= Hans Capel =

Dutch theoretical physicist (1936–2023)

Hans Willem Capel (3 June 1936 – 7 April 2023) was a Dutch theoretical physicist. He was a professor of theoretical physics at the Leiden University from 1979 to 1983 and subsequently the University of Amsterdam between 1983 and 1998.

==Biography==
Capel was born on 3 June 1936 in Sceaux, France. He obtained his PhD in mathematics and physics at Leiden University in 1965 under Sybren Ruurds de Groot with a dissertation titled: The hole-equivalence principle, the Van Vleck relation and the application to the theory of d-ions in Ligand fields. Capel subsequently became a lector of theoretical physics at the same university in 1970, and served as professor in the same field between 1979 and 1983. He then switchted to the University of Amsterdam where he continued in the same field and was professor from 1983 to 1998. He worked another three years at the university without reimbursement.

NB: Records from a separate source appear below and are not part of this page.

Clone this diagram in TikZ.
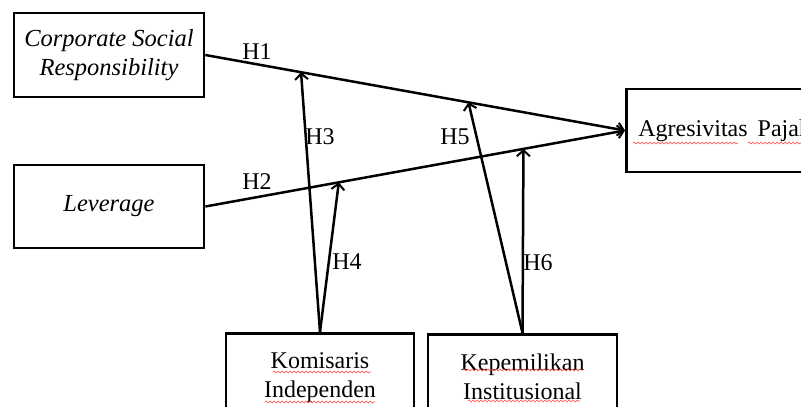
\documentclass[tikz,border=0pt]{standalone}
\usepackage{fontspec}
\setmainfont{Liberation Serif}
\usetikzlibrary{arrows.meta,calc,decorations.pathmorphing}
\begin{document}
\begin{tikzpicture}[x=1pt,y=-1pt,
 box/.style={draw,line width=2.7pt,inner sep=0pt,align=center,font=\fontsize{24}{29.5}\selectfont},
 arr/.style={line width=2.5pt,-{Straight Barb[length=6pt,width=13pt,line width=2pt]}},
 lbl/.style={font=\fontsize{24}{27}\selectfont,inner sep=0pt},
 spell/.style={red!75,line width=0.6pt,decorate,decoration={snake,amplitude=0.9pt,segment length=4pt}}]
\clip (0,0) rectangle (801,407);
\fill[white] (0,0) rectangle (801,407);
% boxes
\node[box,font=\fontsize{24.5}{29.5}\selectfont\itshape,minimum width=190pt,minimum height=84pt] (csr) at (109,55) {Corporate Social\\Responsibility};
\node[box,font=\fontsize{24.5}{29.5}\selectfont\itshape,minimum width=190pt,minimum height=83pt] (lev) at (109,206.5) {Leverage};
\node[box,anchor=west,minimum width=210pt,minimum height=83pt,text width=186pt,align=left,inner xsep=12pt] (agr) at (625,130.5) {Agresivitas\hspace{10pt}Pajak};
\node[box,anchor=north,minimum width=188pt,inner ysep=19pt] (kom) at (320,332) {Komisaris\\Independen};
\node[box,anchor=north,minimum width=189pt,inner ysep=19pt] (kep) at (522.5,333) {Kepemilikan\\Institusional};
% points on the main paths
\coordinate (c3) at ($(csr.east)!0.228!(agr.west)$);
\coordinate (c5) at ($(csr.east)!0.627!(agr.west)$);
\coordinate (c4) at ($(lev.east)!0.318!(agr.west)$);
\coordinate (c6) at ($(lev.east)!0.758!(agr.west)$);
% connectors
\draw[arr] (csr.east) -- (agr.west);
\draw[arr] (lev.east) -- (agr.west);
\draw[arr] (kom.north) -- (c3);
\draw[arr] (kom.north) -- (c4);
\draw[arr] (kep.north) -- (c5);
\draw[arr] (kep.north) -- (c6);
% labels
\node[lbl] (h1) at (257,52) {H1};
\node[lbl] (h2) at (257,182) {H2};
\node[lbl] (h3) at (320,137) {H3};
\node[lbl] (h4) at (347,262) {H4};
\node[lbl] (h5) at (455,137) {H5};
\node[lbl] (h6) at (538,263) {H6};
% spell-check underlines
\draw[spell] (633,143) -- (738,143);
\draw[spell] (748,143) -- (801,143);
\draw[spell] (273,372) -- (371,372);
\draw[spell] (265,402) -- (375,402);
\draw[spell] (463,370) -- (583,370);
\draw[spell] (468,401) -- (580,401);
\end{tikzpicture}
\end{document}
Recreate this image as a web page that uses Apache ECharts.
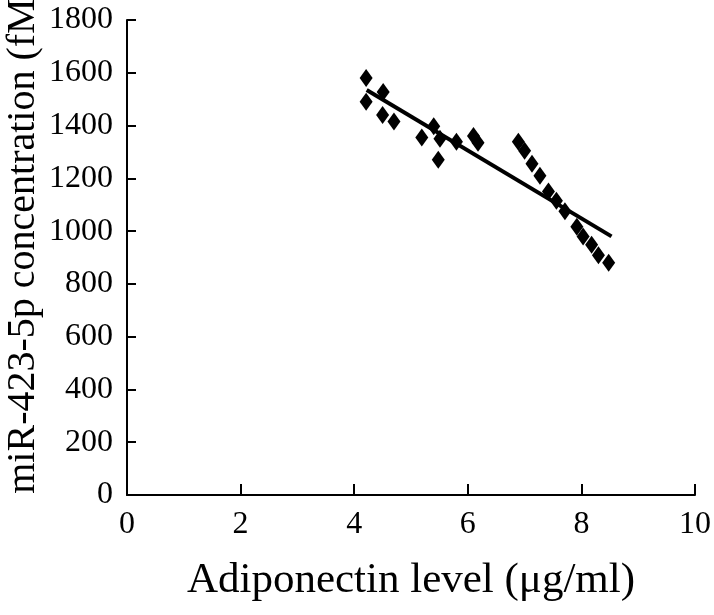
<!DOCTYPE html>
<html>
<head>
<meta charset="UTF-8">
<title></title>
<script src="https://cdn.jsdelivr.net/npm/echarts@6/dist/echarts.min.js"></script>
<style>
  html, body { margin: 0; padding: 0; background: #fff; }
  #main { width: 714px; height: 615px; }
</style>
</head>
<body>
<div id="main"></div>
<script>
// adiponectin level (x) vs miR-423-5p concentration (y)
var adiponectin = [4.21, 4.21, 4.51, 4.50, 4.70, 5.19, 5.40, 5.51, 5.48, 5.80, 6.10, 6.18,
                   6.89, 7.00, 7.13, 7.27, 7.42, 7.56, 7.71, 7.92, 8.03, 8.18, 8.30, 8.48];
var mirConc = [1580, 1490, 1527, 1440, 1415, 1355, 1397, 1350, 1270, 1339, 1360, 1335,
               1339, 1305, 1255, 1210, 1150, 1115, 1075, 1017, 980, 948, 909, 880];
// fitted line ends
var trendX = [4.22, 8.53];
var trendY = [1535, 980];

var xTicks = [0, 2, 4, 6, 8, 10];
var yTicks = [0, 200, 400, 600, 800, 1000, 1200, 1400, 1600, 1800];

var points = [];
for (var i = 0; i < adiponectin.length; i++) {
  points.push([adiponectin[i], mirConc[i]]);
}
var trend = [];
for (var j = 0; j < trendX.length; j++) {
  trend.push([trendX[j], trendY[j]]);
}

var font = '"Liberation Serif", "DejaVu Serif", serif';

var myChart = echarts.init(document.getElementById('main'));
var option = {
  backgroundColor: '#fff',
  animation: false,
  grid: { left: 127, right: 19, top: 20, bottom: 120 },
  xAxis: {
    type: 'value',
    min: xTicks[0],
    max: xTicks[xTicks.length - 1],
    interval: 2,
    name: 'Adiponectin level (\u03bcg/ml)',
    nameLocation: 'middle',
    nameGap: 64,
    nameTextStyle: { fontFamily: font, fontSize: 43, color: '#000' },
    axisLine: { lineStyle: { color: '#000', width: 2 } },
    axisTick: { inside: true, length: 11, lineStyle: { color: '#000', width: 2 } },
    axisLabel: { fontFamily: font, fontSize: 32, color: '#000', margin: 14 },
    splitLine: { show: false }
  },
  yAxis: {
    type: 'value',
    min: yTicks[0],
    max: yTicks[yTicks.length - 1],
    interval: 200,
    axisLine: { lineStyle: { color: '#000', width: 2 } },
    axisTick: { inside: true, length: 9, lineStyle: { color: '#000', width: 2 } },
    axisLabel: {
      fontFamily: font, fontSize: 32, color: '#000', margin: 14,
      formatter: function (v) { return String(v); }
    },
    splitLine: { show: false }
  },
  graphic: [{
    type: 'text',
    left: 3,
    top: -15,
    rotation: Math.PI / 2,
    style: {
      text: 'miR-423-5p concentration (fM)',
      fontFamily: font,
      fontSize: 40,
      fill: '#000'
    }
  }],
  series: [
    {
      type: 'line',
      data: trend,
      symbol: 'none',
      lineStyle: { color: '#000', width: 4 },
      z: 2
    },
    {
      type: 'scatter',
      data: points,
      symbol: 'diamond',
      symbolSize: [13, 18],
      itemStyle: { color: '#000', opacity: 1 },
      z: 3
    }
  ]
};
myChart.setOption(option);
</script>
</body>
</html>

Capel is well known for introducing, in statistical physics, the Blume-Capel model, describing tricritical points. Apart from to statistical mechanics, he made important contributions to many fields of physics, especially in the theory of integrable systems (in particular discrete integrable systems) and dynamical systems theory. During his career he was doctoral advisor to 21 PhD students.

Capel was elected a member of the Royal Netherlands Academy of Arts and Sciences in 1990. He also served as editor of Physica A.

Capel died in Haarlem on 7 April 2023 after a short illness.